Inflammatory bowel disease (IBD) is a broad term under which fall conditions that cause the tissues of the intestines to become inflamed and swollen. Two conditions associated with IBD are Crohn’s disease and ulcerative colitis (UC). When a patient exhibits characteristics and symptoms of both, a diagnosis of indeterminate colitis is given.
Crohn's Versus UC
Crohn’s disease can cause inflammation in any part of the gastrointestinal tract but is most often seen in the lower part of the small intestine, called the ileum. Ulcerative colitis causes inflammation and ulceration of the lining of the large intestine.
Although the exact cause of IBD, including indeterminate colitis, is not known, the body’s immune system is thought to play a significant role. For some reason, the cells responsible for attacking and eliminating foreign substances from the body attack the healthy tissues of the intestines instead.
The symptoms of ulcerative colitis that may occur in indeterminate colitis include diarrhoea, bloody stools, lower left side abdominal pain and fatigue. Ulcers in the rectum are common. Crohn's disease symptoms include diarrhoea,fever and lower right side abdominal pain. Mouth ulcers may be present. Both types of IBD can cause loss of appetite and weight loss.

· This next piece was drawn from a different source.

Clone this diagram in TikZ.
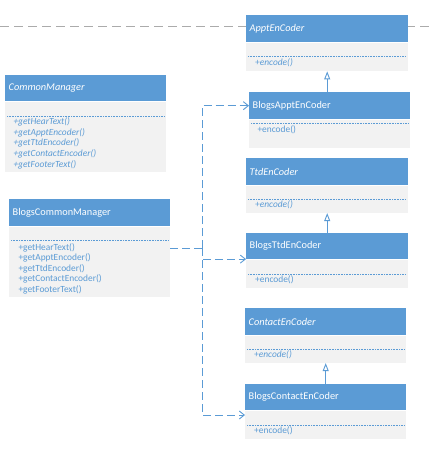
\documentclass[tikz,border=0pt]{standalone}
\usepackage{fontspec}
\setmainfont{Carlito}
\usetikzlibrary{arrows.meta}
\definecolor{hblue}{HTML}{5B9BD5}
\definecolor{bgray}{HTML}{F2F2F2}
\definecolor{mblue}{HTML}{5B9BD5}
\definecolor{lgray}{HTML}{ABABAB}
\begin{document}
\begin{tikzpicture}[x=1pt,y=-1pt,
  hdr/.style={fill=hblue,text=white,anchor=north west,inner xsep=3.5pt,inner ysep=0pt,align=left,font=\fontsize{10.3}{12}\selectfont},
  hdri/.style={hdr,font=\fontsize{10.3}{12}\selectfont\itshape},
  bdy/.style={fill=bgray,anchor=north west,inner sep=0pt},
  mth/.style={text=mblue,anchor=west,inner sep=0pt,align=left,font=\fontsize{9.4}{10.6}\selectfont},
  mthi/.style={mth,font=\fontsize{9.4}{10.6}\selectfont\itshape},
  sep/.style={draw=hblue,line width=0.6pt,dash pattern=on 0.8pt off 0.8pt},
  dep/.style={draw=hblue,line width=0.9pt,dash pattern=on 8pt off 4pt,-{Straight Barb[length=5pt,width=8pt]}},
  depline/.style={draw=hblue,line width=0.9pt,dash pattern=on 8pt off 4pt},
  gen/.style={draw=hblue,line width=0.9pt,-{Triangle[open,length=8pt,width=6pt,fill=white]}},
  guide/.style={draw=lgray,line width=0.9pt,dash pattern=on 9pt off 5pt}]
\useasboundingbox (0,0) rectangle (432,454);
% guide line
\coordinate (gl) at (0,26);
\coordinate (gr) at (432,26);
\draw[guide] (gl) -- (gr);
% ApptEnCoder
\node[hdri,text width=155pt,minimum height=27pt] (aeH) at (246,15) {ApptEnCoder};
\node[bdy,minimum width=162pt,minimum height=28pt] (aeB) at (246,43) {};
\draw[sep] (248,56) -- (406,56);
\node[mthi] (aeM) at (255,63) {+encode()};
% CommonManager
\node[hdri,text width=154pt,minimum height=26pt] (cmH) at (5,75) {CommonManager};
\node[bdy,minimum width=161pt,minimum height=70pt] (cmB) at (5,101.7) {};
\draw[sep] (7,116.3) -- (164,116.3);
\node[mthi] (cmM) at (13.3,143.2) {+getHearText()\\+getApptEncoder()\\+getTtdEncoder()\\+getContactEncoder()\\+getFooterText()};
% BlogsApptEnCoder
\node[hdr,text width=154pt,minimum height=27pt] (baH) at (249,92) {BlogsApptEnCoder};
\node[bdy,minimum width=161pt,minimum height=27.7pt] (baB) at (249,120) {};
\draw[sep] (251,123.3) -- (408,123.3);
\node[mth] (baM) at (257.3,129.3) {+encode()};
% TtdEnCoder
\node[hdri,text width=155pt,minimum height=26.7pt] (teH) at (246,158) {TtdEnCoder};
\node[bdy,minimum width=162pt,minimum height=27.2pt] (teB) at (246,185.5) {};
\draw[sep] (248,199.3) -- (406,199.3);
\node[mthi] (teM) at (255,205) {+encode()};
% BlogsCommonManager
\node[hdr,text width=154pt,minimum height=26.7pt] (bcmH) at (9,199) {BlogsCommonManager};
\node[bdy,minimum width=161pt,minimum height=70.2pt] (bcmB) at (9,226.5) {};
\draw[sep] (11,240.3) -- (168,240.3);
\node[mth] (bcmM) at (18.3,268.7) {+getHearText()\\+getApptEncoder()\\+getTtdEncoder()\\+getContactEncoder()\\+getFooterText()};
% BlogsTtdEnCoder
\node[hdr,text width=155pt,minimum height=26pt] (btH) at (246,232.7) {BlogsTtdEnCoder};
\node[bdy,minimum width=162pt,minimum height=28.2pt] (btB) at (246,259.5) {};
\draw[sep] (248,274.3) -- (406,274.3);
\node[mth] (btM) at (255,280) {+encode()};
% ContactEnCoder
\node[hdri,text width=154pt,minimum height=26.7pt] (ceH) at (245,308) {ContactEnCoder};
\node[bdy,minimum width=161pt,minimum height=27.2pt] (ceB) at (245,335.5) {};
\draw[sep] (247,349.3) -- (404,349.3);
\node[mthi] (ceM) at (254,355) {+encode()};
% BlogsContactEnCoder
\node[hdr,text width=154pt,minimum height=26pt] (bcH) at (245,384) {BlogsContactEnCoder};
\node[bdy,minimum width=161pt,minimum height=27.3pt] (bcB) at (245,411) {};
\draw[sep] (247,425.3) -- (404,425.3);
\node[mth] (bcM) at (254,430.7) {+encode()};
% generalisation
\draw[gen] (baH.north -| aeB.south) -- (aeB.south);
\draw[gen] (btH.north -| teB.south) -- (teB.south);
\draw[gen] (bcH.north -| ceB.south) -- (ceB.south);
% dependencies
\coordinate (j) at (202,248);
\draw[depline] (bcmB.east |- j) -- (j);
\draw[dep] (j) |- (baH.west);
\draw[dep] (j) |- (btH.south west);
\draw[dep] (j) |- ([yshift=-4pt]bcB.north west);
\end{tikzpicture}
\end{document}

According to the Milton S. Hershey Medical Center, IBD is the most common gastrointestinal disorder of children and young adults. Most patients develop the disease between the ages of 10 and 30. Males and females are affected equally. Incidence of the disease is higher in individuals of Jewish descent and those who have a family history of the disease.
Although there is no medical cure for IBD, the diseases can be controlled through the use medications that suppress the immune system, such as prednisone. Surgery is considered when medications fail to adequately control inflammation.